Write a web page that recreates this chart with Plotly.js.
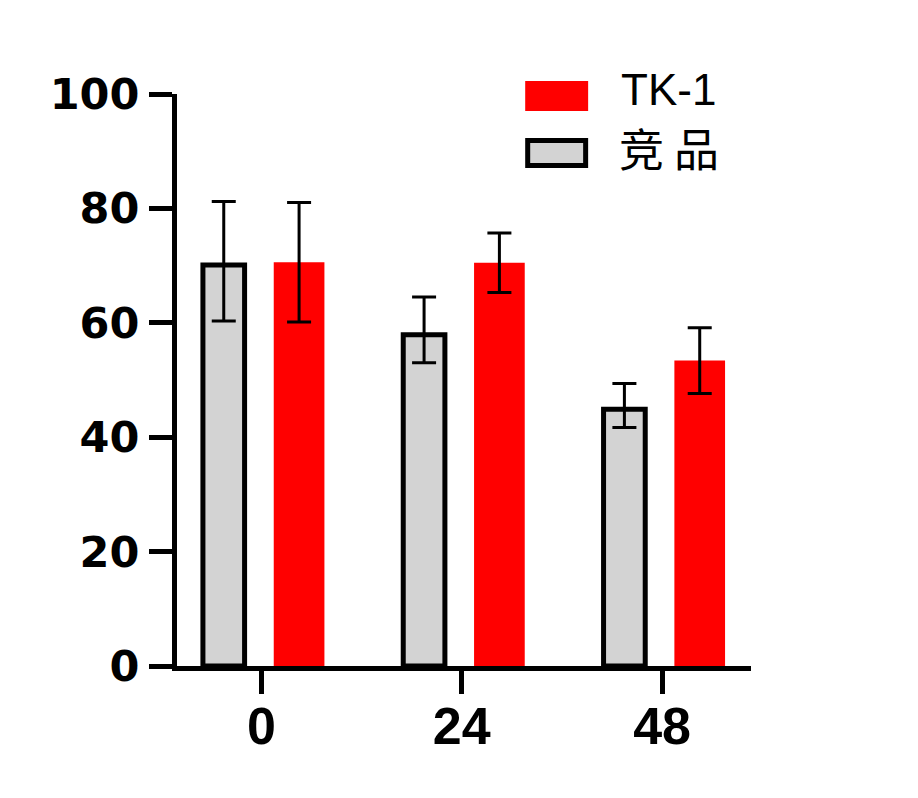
<!DOCTYPE html>
<html>
<head>
<meta charset="utf-8">
<script src="https://cdn.plot.ly/plotly-3.0.1.min.js"></script>
<style>html,body{margin:0;padding:0;background:#fff;}#chart{width:918px;height:798px;}</style>
</head>
<body>
<div id="chart"></div>
<script>
// ---- data ----
const categories = ['0', '24', '48'];
const seriesNames = ['TK-1', '竞 品'];
const tk1Values = [70.6, 70.5, 53.4];
const tk1Errors = [10.45, 5.2, 5.75];
const compValues = [70.1, 57.9, 44.9];
const compErrPlus = [11.1, 6.6, 4.5];
const compErrMinus = [9.8, 4.9, 3.2];
const yTickVals = [0, 20, 40, 60, 80, 100];
const yTickText = ['0', '20', '40', '60', '80', '100'];

const errStyle = {type: 'data', visible: true, color: '#000', thickness: 3, width: 12};

const compTrace = {
  type: 'bar', name: seriesNames[1], x: categories, y: compValues,
  width: 0.208, offset: -0.292,
  marker: {color: '#d3d3d3', line: {color: '#000', width: 5}},
  error_y: Object.assign({array: compErrPlus, arrayminus: compErrMinus, symmetric: false}, errStyle),
  showlegend: false, hoverinfo: 'skip'
};
const tk1Trace = {
  type: 'bar', name: seriesNames[0], x: categories, y: tk1Values,
  width: 0.253, offset: 0.0615,
  marker: {color: '#ff0000', line: {width: 0}},
  error_y: Object.assign({array: tk1Errors}, errStyle),
  showlegend: false, hoverinfo: 'skip'
};

const L = 176.5, R = 751, T = 94, B = 666;
const px = v => (v - L) / (R - L);
const py = v => (B - v) / (B - T);

const layout = {
  width: 918, height: 798,
  margin: {l: L, r: 918 - R, t: T, b: 798 - B, pad: 0},
  paper_bgcolor: '#fff', plot_bgcolor: '#fff',
  barmode: 'overlay',
  showlegend: false,
  xaxis: {
    type: 'category', range: [-0.4214, 2.444],
    showline: true, linecolor: '#000', linewidth: 5,
    ticks: 'outside', ticklen: 23, tickwidth: 5, tickcolor: '#000',
    ticklabelstandoff: -12,
    showgrid: false, zeroline: false,
    tickfont: {family: 'Liberation Sans, Arial, sans-serif', size: 52, color: '#000', weight: 'bold'}
  },
  yaxis: {
    range: [0, 100], tickvals: yTickVals, ticktext: yTickText,
    showline: true, linecolor: '#000', linewidth: 5,
    ticks: 'outside', ticklen: 23, tickwidth: 5, tickcolor: '#000',
    ticklabelstandoff: 1,
    showgrid: false, zeroline: false,
    tickfont: {family: 'DejaVu Sans, sans-serif', size: 43, color: '#000', weight: 'bold'}
  },
  shapes: [
    {type: 'rect', xref: 'paper', yref: 'paper', x0: px(525), x1: px(588), y0: py(111), y1: py(81),
     fillcolor: '#ff0000', line: {width: 0}},
    {type: 'rect', xref: 'paper', yref: 'paper', x0: px(527.5), x1: px(585.5), y0: py(165.5), y1: py(140.5),
     fillcolor: '#d3d3d3', line: {color: '#000', width: 5}}
  ],
  annotations: [
    {xref: 'paper', yref: 'paper', x: px(619), y: py(89), xanchor: 'left', yanchor: 'middle',
     text: seriesNames[0], showarrow: false,
     font: {family: 'Liberation Sans, Arial, sans-serif', size: 44, color: '#000'}},
    {xref: 'paper', yref: 'paper', x: px(617), y: py(148), xanchor: 'left', yanchor: 'middle',
     text: seriesNames[1], showarrow: false,
     font: {family: 'Noto Sans CJK SC, sans-serif', size: 45, color: '#000'}}
  ]
};

Plotly.newPlot('chart', [compTrace, tk1Trace], layout, {displayModeBar: false, staticPlot: true});
</script>
</body>
</html>
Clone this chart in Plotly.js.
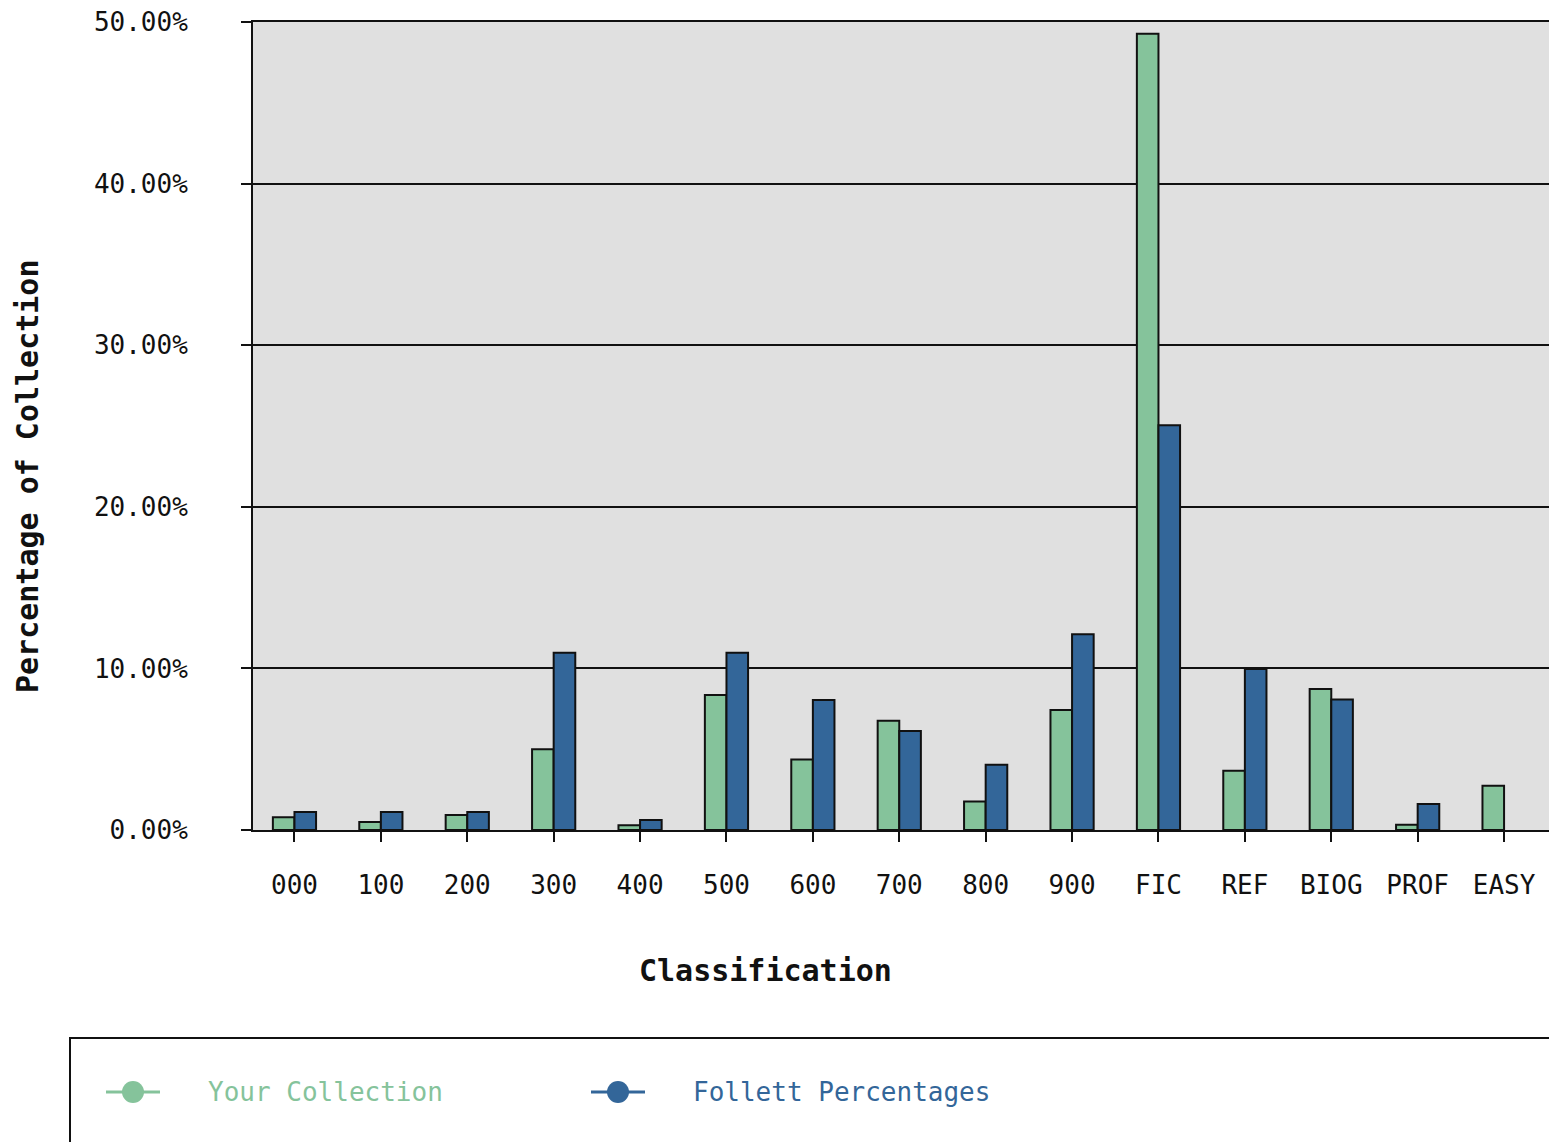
<!DOCTYPE html>
<html>
<head>
<meta charset="utf-8">
<script src="https://cdn.plot.ly/plotly-3.0.1.min.js"></script>
<style>html,body{margin:0;padding:0;background:#fff;}#chart{width:1549px;height:1142px;}</style>
</head>
<body>
<div id="chart"></div>
<script>
// Data
var categories = ['000','100','200','300','400','500','600','700','800','900','FIC','REF','BIOG','PROF','EASY'];
var yourCollection = [0.79, 0.49, 0.93, 4.99, 0.29, 8.35, 4.37, 6.76, 1.77, 7.42, 49.27, 3.67, 8.72, 0.33, 2.74];
var follettPercentages = [1.11, 1.11, 1.11, 10.97, 0.62, 10.97, 8.04, 6.12, 4.04, 12.12, 25.05, 9.96, 8.08, 1.61, null];
var seriesNames = ['Your Collection', 'Follett Percentages'];
var yTickValues = [0, 10, 20, 30, 40, 50];
var yTickText = ['0.00%', '10.00%', '20.00%', '30.00%', '40.00%', '50.00%'];

var GREEN = '#85c39b';
var BLUE = '#336699';
var INK = '#111111';
var MONO = '"DejaVu Sans Mono", "Liberation Mono", monospace';

var traces = [
  {type: 'bar', x: categories, y: yourCollection, name: seriesNames[0], showlegend: false,
   marker: {color: GREEN, line: {color: INK, width: 2}}},
  {type: 'bar', x: categories, y: follettPercentages, name: seriesNames[1], showlegend: false,
   marker: {color: BLUE, line: {color: INK, width: 2}}}
];

var plotW = 1549 - 253, plotH = 830 - 22;
function px(x) { return (x - 253) / plotW; }
function py(y) { return (830 - y) / plotH; }

// legend drawn as shapes + text (line-with-marker key, coloured labels)
var legendKeys = [
  {cx: 133, textX: 206, color: GREEN, name: seriesNames[0]},
  {cx: 618, textX: 691, color: BLUE, name: seriesNames[1]}
];
var legendY = 1092;

var shapes = [
  {type: 'rect', xref: 'paper', yref: 'paper', x0: px(70), x1: px(1700), y0: py(1038), y1: py(1300),
   line: {color: INK, width: 2}, fillcolor: 'rgba(0,0,0,0)', layer: 'below'}
];
var annotations = [
  {text: '<b>Classification</b>', xref: 'paper', yref: 'paper', x: px(765), y: py(970),
   xanchor: 'center', yanchor: 'middle', showarrow: false,
   font: {family: MONO, size: 30, color: INK}},
  {text: '<b>Percentage of Collection</b>', xref: 'paper', yref: 'paper', x: px(28), y: py(477),
   xanchor: 'center', yanchor: 'middle', textangle: -90, showarrow: false,
   font: {family: MONO, size: 30, color: INK}}
];
legendKeys.forEach(function (k) {
  shapes.push({type: 'line', xref: 'paper', yref: 'paper',
    x0: px(k.cx - 27), x1: px(k.cx + 27), y0: py(legendY), y1: py(legendY),
    line: {color: k.color, width: 3}});
  shapes.push({type: 'circle', xref: 'paper', yref: 'paper',
    x0: px(k.cx - 11), x1: px(k.cx + 11), y0: py(legendY - 11), y1: py(legendY + 11),
    line: {color: k.color, width: 0}, fillcolor: k.color});
  annotations.push({text: k.name, xref: 'paper', yref: 'paper', x: px(k.textX), y: py(legendY),
    xanchor: 'left', yanchor: 'middle', showarrow: false,
    font: {family: MONO, size: 26, color: k.color}});
});

var layout = {
  width: 1549, height: 1142,
  margin: {l: 253, r: 0, t: 22, b: 312, pad: 0},
  paper_bgcolor: '#ffffff',
  plot_bgcolor: '#e0e0e0',
  font: {family: MONO, size: 26, color: INK},
  barmode: 'group',
  bargap: 0.5,
  bargroupgap: 0,
  showlegend: false,
  xaxis: {
    type: 'category',
    range: [-0.48, 14.52],
    showline: true, linecolor: INK, linewidth: 2, mirror: true,
    ticks: 'outside', ticklen: 10, tickwidth: 2, tickcolor: INK,
    ticklabelstandoff: 21,
    tickfont: {family: MONO, size: 26, color: INK},
    showgrid: false, zeroline: false, fixedrange: true
  },
  yaxis: {
    range: [0, 50],
    tickmode: 'array',
    tickvals: yTickValues,
    ticktext: yTickText,
    showline: true, linecolor: INK, linewidth: 2,
    ticks: 'outside', ticklen: 10, tickwidth: 2, tickcolor: INK,
    ticklabelstandoff: 48,
    tickfont: {family: MONO, size: 26, color: INK},
    showgrid: true, gridcolor: INK, gridwidth: 2,
    zeroline: false, fixedrange: true
  },
  shapes: shapes,
  annotations: annotations
};

Plotly.newPlot('chart', traces, layout, {displayModeBar: false, staticPlot: true});
</script>
</body>
</html>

▶ _Brief_
Copy word for word every line from the one with "Clone this chart in Plotly.js." through the one with "var legendY = 1092;", including both. No pictures belong in the copy.

▶ _Correct output_
Clone this chart in Plotly.js.
<!DOCTYPE html>
<html>
<head>
<meta charset="utf-8">
<script src="https://cdn.plot.ly/plotly-3.0.1.min.js"></script>
<style>html,body{margin:0;padding:0;background:#fff;}#chart{width:1549px;height:1142px;}</style>
</head>
<body>
<div id="chart"></div>
<script>
// Data
var categories = ['000','100','200','300','400','500','600','700','800','900','FIC','REF','BIOG','PROF','EASY'];
var yourCollection = [0.79, 0.49, 0.93, 4.99, 0.29, 8.35, 4.37, 6.76, 1.77, 7.42, 49.27, 3.67, 8.72, 0.33, 2.74];
var follettPercentages = [1.11, 1.11, 1.11, 10.97, 0.62, 10.97, 8.04, 6.12, 4.04, 12.12, 25.05, 9.96, 8.08, 1.61, null];
var seriesNames = ['Your Collection', 'Follett Percentages'];
var yTickValues = [0, 10, 20, 30, 40, 50];
var yTickText = ['0.00%', '10.00%', '20.00%', '30.00%', '40.00%', '50.00%'];

var GREEN = '#85c39b';
var BLUE = '#336699';
var INK = '#111111';
var MONO = '"DejaVu Sans Mono", "Liberation Mono", monospace';

var traces = [
  {type: 'bar', x: categories, y: yourCollection, name: seriesNames[0], showlegend: false,
   marker: {color: GREEN, line: {color: INK, width: 2}}},
  {type: 'bar', x: categories, y: follettPercentages, name: seriesNames[1], showlegend: false,
   marker: {color: BLUE, line: {color: INK, width: 2}}}
];

var plotW = 1549 - 253, plotH = 830 - 22;
function px(x) { return (x - 253) / plotW; }
function py(y) { return (830 - y) / plotH; }

// legend drawn as shapes + text (line-with-marker key, coloured labels)
var legendKeys = [
  {cx: 133, textX: 206, color: GREEN, name: seriesNames[0]},
  {cx: 618, textX: 691, color: BLUE, name: seriesNames[1]}
];
var legendY = 1092;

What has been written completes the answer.